Consider the string "abc" in the above example, we have 2 possible derivations, resulting in 2 parse trees: 
![parse tree](images/Parse_tree.png)
In an SPPF, we combine them into a single graph, the final result looks like this
![sppf](images/SPPF.png)

Nodes like "S", "a", "b" and "c" are shared to reduce space. Since $S$ can be derived in two ways (either $S\rightarrow a\ B\ c$ or $S\rightarrow a\ D\ c$), two new black nodes are created to represent different choices. These are called **packing nodes**.


In [10]:
class PackingNode:
    def __init__(self):
        self.edges = []

    def add_edge(self, node):
        self.edges.append(node)

    def __repr__(self):
        return f"PackingNode({self.edges})"

SPPF nodes are identified by `(label, start_position)`. Each node represents one non-terminal in the derivation process, and its children are the product of derivation step.
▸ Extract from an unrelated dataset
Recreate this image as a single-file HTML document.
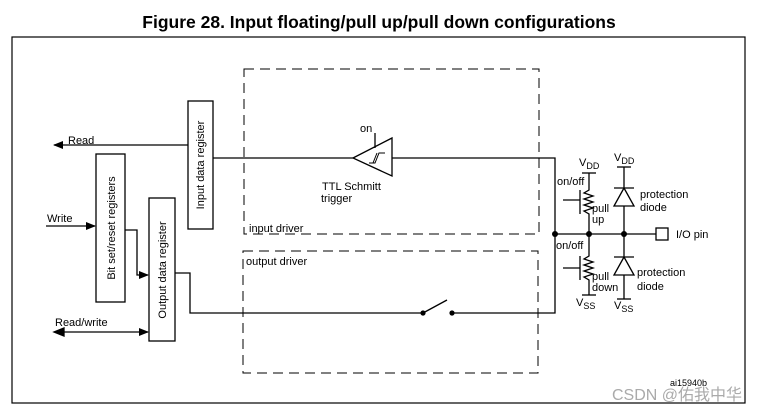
<!DOCTYPE html>
<html><head><style>
body{margin:0;background:#fff;}
svg{display:block;}
text{font-family:"Liberation Sans",Arial,sans-serif;font-size:11px;fill:#000;}
</style></head><body>
<svg width="764" height="413" viewBox="0 0 764 413" xmlns="http://www.w3.org/2000/svg">
<defs>
<marker id="ar" markerWidth="10" markerHeight="8" refX="9" refY="4" orient="auto" markerUnits="userSpaceOnUse">
<path d="M0,0 L10,4 L0,8 z" fill="#000"/></marker>
</defs>
<text x="379" y="28" text-anchor="middle" style="font-size:17.5px;font-weight:bold">Figure 28. Input floating/pull up/pull down configurations</text>
<rect x="12" y="37" width="733" height="366" fill="none" stroke="#000" stroke-width="1.2"/>
<g fill="none" stroke="#000" stroke-width="1" stroke-dasharray="10,6">
<rect x="244" y="69" width="295" height="165"/>
<rect x="243" y="251" width="295" height="122"/>
</g>
<g fill="none" stroke="#000" stroke-width="1.3">
<rect x="188" y="101" width="25" height="128"/>
<rect x="96" y="154" width="29" height="148"/>
<rect x="149" y="198" width="26" height="143"/>
<line x1="188" y1="145" x2="54" y2="145" marker-end="url(#ar)"/>
<line x1="46" y1="226" x2="95" y2="226" marker-end="url(#ar)"/>
<polyline points="125,230 137,230 137,275 148,275" marker-end="url(#ar)"/>
<polyline points="175,273 190,273 190,313 423,313"/>
<line x1="62" y1="332" x2="148" y2="332" marker-end="url(#ar)"/>
<path d="M54,332 L64,328 L64,336 z" fill="#000"/>
<line x1="213" y1="158" x2="353" y2="158"/>
<polygon points="353,158 392,138 392,176"/>
<line x1="375" y1="133" x2="375" y2="148"/>
<polyline points="369,163 375,163 379,153 385,153" stroke-width="1"/>
<polyline points="373,163 377,153" stroke-width="1"/>
<polyline points="392,158 555,158 555,313 452,313"/>
<line x1="423" y1="313" x2="447" y2="300"/>
<line x1="555" y1="234" x2="656" y2="234"/>
<rect x="656" y="228" width="12" height="12"/>
<line x1="582" y1="173" x2="596" y2="173"/>
<polyline points="589,173 589,190 584,193 593,196 584,199 593,202 584,205 593,208 584,211 589,214 589,234"/>
<line x1="580" y1="190" x2="580" y2="214"/>
<line x1="563" y1="200" x2="580" y2="200"/>
<line x1="582" y1="295" x2="596" y2="295"/>
<polyline points="589,234 589,256 584,259 593,262 584,265 593,268 584,271 593,274 584,277 589,280 589,295"/>
<line x1="580" y1="256" x2="580" y2="280"/>
<line x1="563" y1="268" x2="580" y2="268"/>
<line x1="617" y1="167" x2="631" y2="167"/>
<line x1="624" y1="167" x2="624" y2="299"/>
<line x1="614" y1="188" x2="634" y2="188"/>
<polygon points="624,188 614,206 634,206" fill="#fff"/>
<line x1="614" y1="257" x2="634" y2="257"/>
<polygon points="624,257 614,275 634,275" fill="#fff"/>
<line x1="617" y1="299" x2="631" y2="299"/>
</g>
<g fill="#000">
<circle cx="555" cy="234" r="3"/><circle cx="589" cy="234" r="3"/><circle cx="624" cy="234" r="3"/>
<circle cx="423" cy="313" r="2.6"/><circle cx="452" cy="313" r="2.6"/>
</g>
<text transform="translate(204,165) rotate(-90)" text-anchor="middle">Input data register</text>
<text transform="translate(115,228) rotate(-90)" text-anchor="middle">Bit set/reset registers</text>
<text transform="translate(166,270) rotate(-90)" text-anchor="middle">Output data register</text>
<text x="68" y="144">Read</text>
<text x="47" y="222">Write</text>
<text x="55" y="326">Read/write</text>
<text x="360" y="132">on</text>
<text x="322" y="190">TTL Schmitt</text>
<text x="321" y="202">trigger</text>
<text x="249" y="232">input driver</text>
<text x="246" y="265">output driver</text>
<text x="579" y="166">V<tspan style="font-size:9px" dy="3">DD</tspan></text>
<text x="614" y="161">V<tspan style="font-size:9px" dy="3">DD</tspan></text>
<text x="557" y="185">on/off</text>
<text x="556" y="249">on/off</text>
<text x="592" y="212">pull</text>
<text x="592" y="223">up</text>
<text x="592" y="280">pull</text>
<text x="592" y="291">down</text>
<text x="576" y="306">V<tspan style="font-size:9px" dy="3">SS</tspan></text>
<text x="614" y="309">V<tspan style="font-size:9px" dy="3">SS</tspan></text>
<text x="640" y="198">protection</text>
<text x="640" y="211">diode</text>
<text x="637" y="276">protection</text>
<text x="637" y="290">diode</text>
<text x="676" y="238">I/O pin</text>
<text x="670" y="386" style="font-size:9px">ai15940b</text>
<text x="612" y="400" style="font-size:16px;fill:#aaa;font-family:'Liberation Sans','Noto Sans CJK SC',sans-serif">CSDN @佑我中华</text>
</svg>
</body></html>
The `start_position` parameter is used to differentiate between the same non-terminals that may occur multiple times during the parsing process.

In [11]:
class SPPFNode:
    def __init__(self, id: int, label: str, start_pos:int = -1):
        '''
            start_pos = -1 means the node is in epsilon-SPPF
        '''
        self.id = id
        self.label = label
        self.start_pos = start_pos
        self.children: list['SPPFNode' | PackingNode] = []
    
    def add_child(self, node):
        self.children.append(node)
    
    def check_sequence_exists(self, nodes: list['SPPFNode']) -> bool:
        '''
            Check if a sequence of nodes already exists in the current node
        '''
        
        # If packing nodes exist
        if any(isinstance(child, PackingNode) for child in self.children):
            for child in self.children:
                if child.edges == nodes:
                    return True
            return False
        
        # No packing nodes case
        return self.children == nodes
    
    # Nodes are identified by (label, start_pos)
    def __hash__(self):
        return hash((self.label, self.start_pos))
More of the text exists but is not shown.